Early one Saturday morning when I was ten one of my dad's parishioners rode his bicycle with his infant son over for breakfast. Apparently I was the only one awake, answering the door in my jammies with sleep still in my eyes, and we talked a good while, watching his son play. I kinda remember the morning, or more accurately, I remember the wide front porch, the part of our circular gravel drive where he undoubtedly parked his bike and the way the early morning sun cast gold and silver light through the trees. The man's name was Dennis then, 10 years older, and mostly I remember he hung out at our house a lot for awhile and gave me Stevie Wonder's InnerVisions album (which I still think is brilliant).
Forty years later my mom forwarded an out-of-the-blue email my parents received from that same man, renamed Jon and the author of this book. He'd found my folks online, and in the course of several emails he described a breathless, jaw-dropping, sometimes horrifying, yet always magically inspiring series of decades. And he thanked my parents for rescuing him all those years ago from a certain kind of death (whether literal or figurative I'm still not sure).
We are friends now, Jon and I. I thanked him for offering a richer glimpse of my young parents, when I was too little to see them as real people. And for the Stevie Wonder album. He replied with the memory of our conversation on that porch. We keep up with each other, although as a quiet, ordinary, unknown writer I think I get more benefit from his encouragement than he gets from me. He and his wife share a lovely life beneath an ancient belltower in a peaceful European city. His novel, The Watchers, is due out shortly, and he is busy writing its sequel.
I cannot read more than a few pages of War Junkie without beginning to cry and returning it to my bedside table untouched for many weeks. This is the story of global madness. Jon opens with his own breakdown, witness to one too many tragedies, and in the self-deprecating self-awareness only a saint could posses, he softens the reader's journey through unspeakable horrors by allowing us to ride along more safely in his story as an addict to such circumstances.

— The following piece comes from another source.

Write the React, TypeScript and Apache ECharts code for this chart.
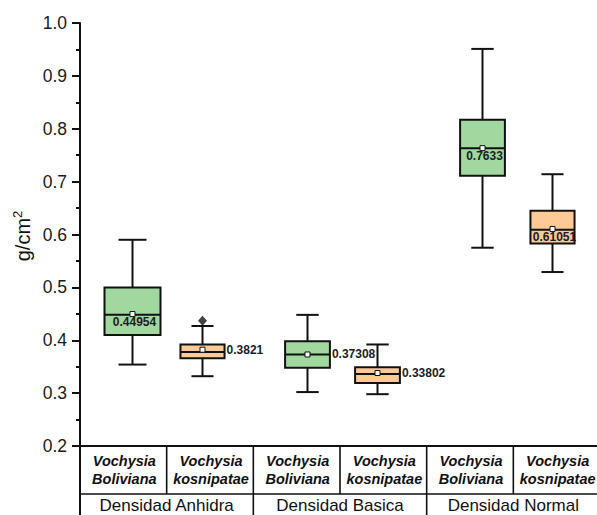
import { useEffect, useRef } from 'react';
import * as echarts from 'echarts';

// ---- data ----
const groups = ['Densidad Anhidra', 'Densidad Basica', 'Densidad Normal'];
const speciesLine1 = ['Vochysia', 'Vochysia'];
const speciesLine2 = ['Boliviana', 'kosnipatae'];

// one entry per box, order: group0-sp0, group0-sp1, group1-sp0, ...
const whiskerLow = [0.354, 0.332, 0.302, 0.298, 0.575, 0.529];
const q1 = [0.410, 0.366, 0.348, 0.319, 0.711, 0.583];
const median = [0.448, 0.378, 0.373, 0.336, 0.763, 0.609];
const q3 = [0.500, 0.392, 0.398, 0.349, 0.817, 0.645];
const whiskerHigh = [0.590, 0.427, 0.448, 0.392, 0.951, 0.714];
const means = [0.44954, 0.3821, 0.37308, 0.33802, 0.7633, 0.61051];
const meanLabels = ['0.44954', '0.3821', '0.37308', '0.33802', '0.7633', '0.61051'];
const outliers: number[][] = [[], [0.437], [], [], [], []];

const yTickMin = 0.2;
const yTickMax = 1.0;
const yTickStep = 0.1;

export default function App() {
  const ref = useRef<HTMLDivElement>(null);
  useEffect(() => {
    if (!ref.current) return;
    const chart = echarts.init(ref.current, null, { renderer: 'svg' });

    const FONT = 'Liberation Sans, Arial, sans-serif';
    const fills = ['#a0d8a0', '#fdc997'];
    const boxWidthUnits = [0.8, 0.63, 0.64, 0.64, 0.64, 0.63];
    const labelSide = ['below', 'right', 'right', 'right', 'below', 'below'];

    // box x positions: groups separated by 2.5 units, species by 1 unit
    const boxX = (i: number) => 1 + Math.floor(i / 2) * 2.5 + (i % 2);

    const boxData = whiskerLow.map((_, i) => [
      boxX(i), whiskerLow[i], q1[i], median[i], q3[i], whiskerHigh[i], means[i], i,
    ]);
    const outlierData: number[][] = [];
    outliers.forEach((arr, i) => arr.forEach((v) => outlierData.push([boxX(i), v])));

    const renderItem = (params: any, api: any) => {
      const i = api.value(7);
      const x = api.value(0);
      const pLow = api.coord([x, api.value(1)]);
      const pQ1 = api.coord([x, api.value(2)]);
      const pMed = api.coord([x, api.value(3)]);
      const pQ3 = api.coord([x, api.value(4)]);
      const pHigh = api.coord([x, api.value(5)]);
      const pMean = api.coord([x, api.value(6)]);
      const w = api.size([boxWidthUnits[i], 0])[0];
      const cx = pLow[0];
      const half = w / 2;
      const cap = w / 4;
      const stroke = { stroke: '#111', lineWidth: 2 };
      const children: any[] = [
        { type: 'line', shape: { x1: cx, y1: pQ1[1], x2: cx, y2: pLow[1] }, style: stroke },
        { type: 'line', shape: { x1: cx, y1: pQ3[1], x2: cx, y2: pHigh[1] }, style: stroke },
        { type: 'line', shape: { x1: cx - cap, y1: pLow[1], x2: cx + cap, y2: pLow[1] }, style: stroke },
        { type: 'line', shape: { x1: cx - cap, y1: pHigh[1], x2: cx + cap, y2: pHigh[1] }, style: stroke },
        {
          type: 'rect',
          shape: { x: cx - half, y: pQ3[1], width: w, height: pQ1[1] - pQ3[1] },
          style: { fill: fills[i % 2], stroke: '#111', lineWidth: 2 },
        },
        { type: 'line', shape: { x1: cx - half, y1: pMed[1], x2: cx + half, y2: pMed[1] }, style: stroke },
        {
          type: 'rect',
          shape: { x: cx - 2.5, y: pMean[1] - 2.5, width: 5, height: 5 },
          style: { fill: '#fff', stroke: '#111', lineWidth: 1 },
        },
      ];
      const side = labelSide[i];
      children.push({
        type: 'text',
        style: {
          text: meanLabels[i],
          x: side === 'right' ? cx + half + 2 : cx + 2,
          y: side === 'right' ? pMean[1] : pMean[1] + 8,
          align: side === 'right' ? 'left' : 'center',
          verticalAlign: 'middle',
          fontSize: 12,
          fontWeight: 'bold',
          fontFamily: FONT,
          fill: '#1c1c28',
        },
      });
      return { type: 'group', children };
    };

    // table decoration
    const left = 80;
    const right = 600;
    const top = 446;
    const mid = 494;
    const bottom = 515;
    const cellW = (right - left) / 6;
    const lineStyle = { stroke: '#111', lineWidth: 1.6 };
    const graphics: any[] = [
      { type: 'line', shape: { x1: left, y1: top, x2: 597, y2: top }, style: { stroke: '#111', lineWidth: 2 } },
      { type: 'line', shape: { x1: left, y1: mid, x2: 597, y2: mid }, style: lineStyle },
      { type: 'line', shape: { x1: left, y1: top - 1, x2: left, y2: bottom }, style: { stroke: '#111', lineWidth: 2 } },
    ];
    for (let k = 1; k < 6; k++) {
      const xk = left + cellW * k;
      graphics.push({
        type: 'line',
        shape: { x1: xk, y1: top, x2: xk, y2: k % 2 === 0 ? bottom : mid },
        style: lineStyle,
      });
    }
    for (let k = 0; k < 6; k++) {
      const s = k % 2;
      graphics.push({
        type: 'text',
        x: left + cellW * (k + 0.5) + 1,
        y: 470,
        style: {
          text: speciesLine1[s] + '\n' + speciesLine2[s],
          align: 'center',
          verticalAlign: 'middle',
          fontSize: 14.5,
          fontWeight: 'bold',
          fontStyle: 'italic',
          lineHeight: 18,
          fontFamily: FONT,
          fill: '#111',
        },
      });
    }
    groups.forEach((g, k) => {
      graphics.push({
        type: 'text',
        x: left + cellW * (2 * k + 1),
        y: 505,
        style: {
          text: g,
          align: 'center',
          verticalAlign: 'middle',
          fontSize: 17,
          lineHeight: 18,
          fontFamily: FONT,
          fill: '#111',
        },
      });
    });
    graphics.push({
      type: 'text',
      x: 22,
      y: 236,
      rotation: Math.PI / 2,
      style: {
        text: '{a|g/cm}{b|2}',
        align: 'center',
        verticalAlign: 'middle',
        rich: {
          a: { fontSize: 20, fontFamily: FONT, fill: '#111', lineHeight: 22, verticalAlign: 'bottom' },
          b: { fontSize: 13, fontFamily: FONT, fill: '#111', lineHeight: 22, verticalAlign: 'top', padding: [0, 0, 10, 0] },
        },
      },
    });

    chart.setOption({
      animation: false,
      grid: { left: 80, right: 0, top: 23, bottom: 69, containLabel: false },
      xAxis: {
        type: 'value',
        min: 0.25,
        max: 0.25 + 517 / 70,
        show: false,
      },
      yAxis: {
        type: 'value',
        min: yTickMin,
        max: yTickMax,
        interval: yTickStep,
        axisLine: { show: true, lineStyle: { color: '#111', width: 2 } },
        axisTick: { show: true, inside: false, length: 8, lineStyle: { color: '#111', width: 2 } },
        minorTick: { show: true, splitNumber: 2, length: 4, lineStyle: { color: '#111', width: 2 } },
        splitLine: { show: false },
        axisLabel: {
          margin: 13,
          fontSize: 17.5,
          fontFamily: FONT,
          color: '#1a1a1a',
          formatter: (v: number) => v.toFixed(1),
        },
      },
      graphic: graphics,
      series: [
        {
          type: 'custom',
          renderItem,
          data: boxData,
          encode: { x: 0, y: [1, 2, 3, 4, 5] },
          clip: false,
          z: 2,
        },
        {
          type: 'scatter',
          data: outlierData,
          symbol: 'diamond',
          symbolSize: [9, 10],
          itemStyle: { color: '#111' },
          z: 3,
        },
      ],
    });
    return () => chart.dispose();
  }, []);
  return (
    <div
      ref={ref}
      style={{ position: 'fixed', left: 0, top: 0, width: 597, height: 515, background: '#fff' }}
    />
  );
}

But don't be fooled. He describes his own descent, but he illuminates the world's insanity. As a result, he may very well be the sanest and most courageous person I know, for he experienced this madness without filters, living events, perpetrators, victims and himself in stark real-time. Then he wrote about it. And finally, recognizing that ultimately all aspects of war are merely dangerous and destructive games, he bravely walked away. He allowed his own being, maybe his own soul, to embody this madness long enough to experience and express its true darkness. And now having claimed a different life, he's turning that darkness into light.